** Material for this exercise **

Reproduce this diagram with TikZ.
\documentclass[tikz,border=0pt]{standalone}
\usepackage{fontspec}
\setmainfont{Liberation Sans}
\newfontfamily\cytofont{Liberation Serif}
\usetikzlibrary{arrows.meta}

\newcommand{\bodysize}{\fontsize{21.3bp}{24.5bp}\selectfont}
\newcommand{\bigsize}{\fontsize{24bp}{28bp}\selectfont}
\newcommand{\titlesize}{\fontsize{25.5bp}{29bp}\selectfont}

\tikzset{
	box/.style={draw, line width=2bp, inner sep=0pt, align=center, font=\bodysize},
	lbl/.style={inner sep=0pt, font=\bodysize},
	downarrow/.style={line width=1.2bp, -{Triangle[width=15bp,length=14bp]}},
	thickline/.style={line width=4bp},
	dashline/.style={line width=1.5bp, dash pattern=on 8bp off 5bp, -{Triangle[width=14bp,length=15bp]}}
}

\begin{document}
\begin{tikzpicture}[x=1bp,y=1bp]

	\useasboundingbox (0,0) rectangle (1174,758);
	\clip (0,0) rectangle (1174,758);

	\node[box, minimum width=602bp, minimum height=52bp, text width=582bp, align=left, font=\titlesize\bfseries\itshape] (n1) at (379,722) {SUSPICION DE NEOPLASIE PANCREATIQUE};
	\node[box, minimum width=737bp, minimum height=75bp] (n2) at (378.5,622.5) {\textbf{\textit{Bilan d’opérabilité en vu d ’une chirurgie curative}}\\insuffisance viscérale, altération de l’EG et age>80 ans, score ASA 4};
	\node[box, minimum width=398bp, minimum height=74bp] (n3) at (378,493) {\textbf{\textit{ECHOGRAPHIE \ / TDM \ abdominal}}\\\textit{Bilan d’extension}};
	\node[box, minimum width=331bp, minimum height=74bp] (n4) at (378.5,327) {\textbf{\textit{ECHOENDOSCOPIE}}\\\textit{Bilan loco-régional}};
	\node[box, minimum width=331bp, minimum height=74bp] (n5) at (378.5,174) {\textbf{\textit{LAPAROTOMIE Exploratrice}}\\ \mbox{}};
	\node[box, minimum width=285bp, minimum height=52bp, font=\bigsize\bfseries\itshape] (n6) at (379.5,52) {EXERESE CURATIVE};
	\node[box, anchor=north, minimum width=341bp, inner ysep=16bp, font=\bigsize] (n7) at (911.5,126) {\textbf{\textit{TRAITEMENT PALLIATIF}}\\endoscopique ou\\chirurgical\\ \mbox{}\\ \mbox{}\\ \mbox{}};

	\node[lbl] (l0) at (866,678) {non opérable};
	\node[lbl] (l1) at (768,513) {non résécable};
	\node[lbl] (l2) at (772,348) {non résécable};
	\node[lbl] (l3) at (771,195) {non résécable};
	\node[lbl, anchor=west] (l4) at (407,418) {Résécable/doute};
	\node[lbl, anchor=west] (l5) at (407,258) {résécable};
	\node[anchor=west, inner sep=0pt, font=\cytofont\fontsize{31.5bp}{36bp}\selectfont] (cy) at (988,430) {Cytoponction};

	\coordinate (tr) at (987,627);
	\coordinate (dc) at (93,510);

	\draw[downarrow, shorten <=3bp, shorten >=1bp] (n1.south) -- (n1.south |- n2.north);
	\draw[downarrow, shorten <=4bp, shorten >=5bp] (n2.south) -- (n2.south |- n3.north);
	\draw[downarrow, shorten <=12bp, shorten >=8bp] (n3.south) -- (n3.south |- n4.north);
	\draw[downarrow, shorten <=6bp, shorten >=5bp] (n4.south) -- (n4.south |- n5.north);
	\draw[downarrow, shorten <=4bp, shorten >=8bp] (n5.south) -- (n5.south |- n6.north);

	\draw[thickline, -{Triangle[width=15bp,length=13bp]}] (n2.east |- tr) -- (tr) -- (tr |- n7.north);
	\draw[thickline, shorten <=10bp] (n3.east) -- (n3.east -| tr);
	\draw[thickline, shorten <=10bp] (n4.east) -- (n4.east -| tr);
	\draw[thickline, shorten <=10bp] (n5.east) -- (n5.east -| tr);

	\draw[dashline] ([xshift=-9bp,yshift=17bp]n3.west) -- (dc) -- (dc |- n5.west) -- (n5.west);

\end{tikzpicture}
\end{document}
* * *
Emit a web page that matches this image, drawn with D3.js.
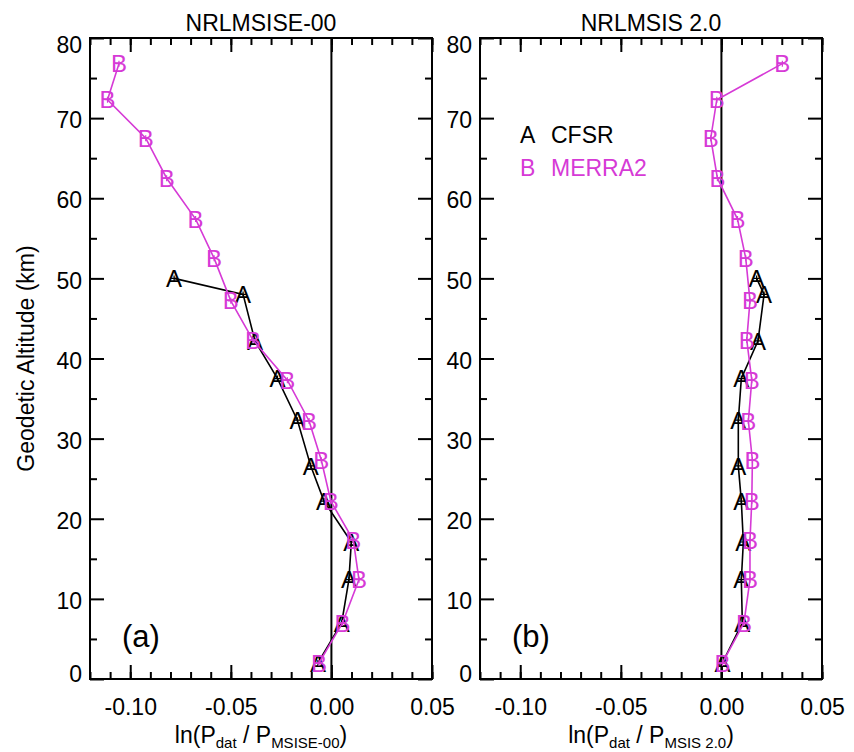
--
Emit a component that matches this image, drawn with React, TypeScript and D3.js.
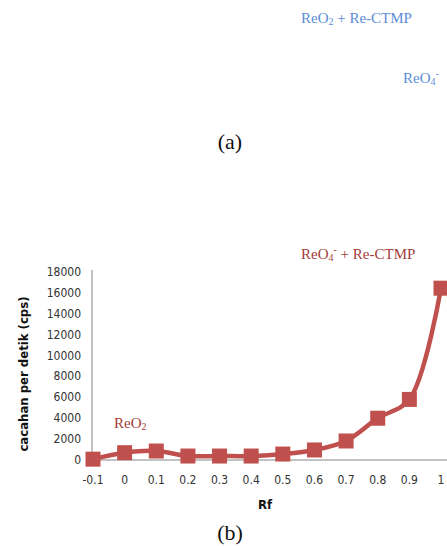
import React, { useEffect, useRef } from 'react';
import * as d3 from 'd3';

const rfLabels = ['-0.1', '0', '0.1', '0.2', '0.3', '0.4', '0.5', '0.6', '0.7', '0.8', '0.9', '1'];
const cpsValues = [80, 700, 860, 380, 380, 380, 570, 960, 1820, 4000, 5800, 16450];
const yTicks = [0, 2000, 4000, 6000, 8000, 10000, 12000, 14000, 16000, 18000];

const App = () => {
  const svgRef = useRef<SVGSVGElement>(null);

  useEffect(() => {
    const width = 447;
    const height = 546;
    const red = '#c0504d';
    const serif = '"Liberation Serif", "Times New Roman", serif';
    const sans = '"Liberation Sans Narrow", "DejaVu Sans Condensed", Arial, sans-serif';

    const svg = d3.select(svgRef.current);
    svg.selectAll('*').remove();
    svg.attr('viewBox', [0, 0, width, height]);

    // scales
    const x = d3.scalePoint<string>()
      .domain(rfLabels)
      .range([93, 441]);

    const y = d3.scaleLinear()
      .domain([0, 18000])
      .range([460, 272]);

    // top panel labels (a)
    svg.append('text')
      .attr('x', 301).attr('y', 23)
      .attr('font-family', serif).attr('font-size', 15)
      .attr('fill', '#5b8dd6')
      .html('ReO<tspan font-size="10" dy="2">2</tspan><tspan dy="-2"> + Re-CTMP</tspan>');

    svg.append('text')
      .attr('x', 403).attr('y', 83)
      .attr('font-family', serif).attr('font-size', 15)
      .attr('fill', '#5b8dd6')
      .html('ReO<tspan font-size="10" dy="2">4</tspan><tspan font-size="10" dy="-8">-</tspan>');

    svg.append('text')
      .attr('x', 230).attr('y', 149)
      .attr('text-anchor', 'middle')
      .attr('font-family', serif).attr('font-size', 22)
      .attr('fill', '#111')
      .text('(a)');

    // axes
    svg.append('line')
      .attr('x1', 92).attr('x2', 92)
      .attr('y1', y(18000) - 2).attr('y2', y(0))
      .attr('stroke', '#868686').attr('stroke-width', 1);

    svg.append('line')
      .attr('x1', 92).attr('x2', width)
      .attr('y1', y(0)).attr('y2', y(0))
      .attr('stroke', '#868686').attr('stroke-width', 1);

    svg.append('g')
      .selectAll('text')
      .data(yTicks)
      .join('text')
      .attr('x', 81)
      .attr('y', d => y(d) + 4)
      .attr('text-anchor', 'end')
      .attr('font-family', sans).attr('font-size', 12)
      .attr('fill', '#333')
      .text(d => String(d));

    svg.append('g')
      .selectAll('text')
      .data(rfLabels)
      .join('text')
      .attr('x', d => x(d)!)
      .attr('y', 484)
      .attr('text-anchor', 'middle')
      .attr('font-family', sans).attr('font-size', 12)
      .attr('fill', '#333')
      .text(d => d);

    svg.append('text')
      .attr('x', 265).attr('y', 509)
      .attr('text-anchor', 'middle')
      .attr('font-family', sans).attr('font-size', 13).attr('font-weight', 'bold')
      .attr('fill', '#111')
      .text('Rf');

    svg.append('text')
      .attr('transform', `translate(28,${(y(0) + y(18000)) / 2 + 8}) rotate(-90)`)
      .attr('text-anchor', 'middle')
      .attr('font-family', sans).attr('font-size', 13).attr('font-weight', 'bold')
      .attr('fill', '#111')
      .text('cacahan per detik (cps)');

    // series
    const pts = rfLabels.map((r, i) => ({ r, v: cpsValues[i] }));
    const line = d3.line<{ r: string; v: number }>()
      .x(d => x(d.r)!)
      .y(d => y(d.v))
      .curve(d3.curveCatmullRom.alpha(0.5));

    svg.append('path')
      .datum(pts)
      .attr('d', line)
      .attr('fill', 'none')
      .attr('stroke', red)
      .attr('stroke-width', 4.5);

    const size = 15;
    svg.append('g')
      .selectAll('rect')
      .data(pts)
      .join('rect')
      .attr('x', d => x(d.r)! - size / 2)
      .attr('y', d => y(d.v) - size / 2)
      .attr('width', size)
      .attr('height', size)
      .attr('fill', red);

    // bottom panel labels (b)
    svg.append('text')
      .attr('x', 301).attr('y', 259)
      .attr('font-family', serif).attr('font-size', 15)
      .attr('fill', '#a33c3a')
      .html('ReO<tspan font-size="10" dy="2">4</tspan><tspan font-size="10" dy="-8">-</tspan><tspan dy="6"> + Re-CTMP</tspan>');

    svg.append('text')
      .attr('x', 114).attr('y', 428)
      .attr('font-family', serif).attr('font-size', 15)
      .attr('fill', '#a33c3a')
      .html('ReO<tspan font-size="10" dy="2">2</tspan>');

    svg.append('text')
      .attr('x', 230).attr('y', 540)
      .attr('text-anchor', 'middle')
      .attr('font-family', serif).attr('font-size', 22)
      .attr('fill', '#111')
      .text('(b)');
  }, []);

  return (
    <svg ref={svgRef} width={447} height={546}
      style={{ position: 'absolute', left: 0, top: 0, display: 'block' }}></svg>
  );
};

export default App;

** Objective **
Return exactly the lines from the one with "Emit a component" to the one with "import * as d3 from 'd3';", inclusive, and nothing else; skip the pictures.

** Result for this task **
Emit a component that matches this image, drawn with React, TypeScript and D3.js.
import React, { useEffect, useRef } from 'react';
import * as d3 from 'd3';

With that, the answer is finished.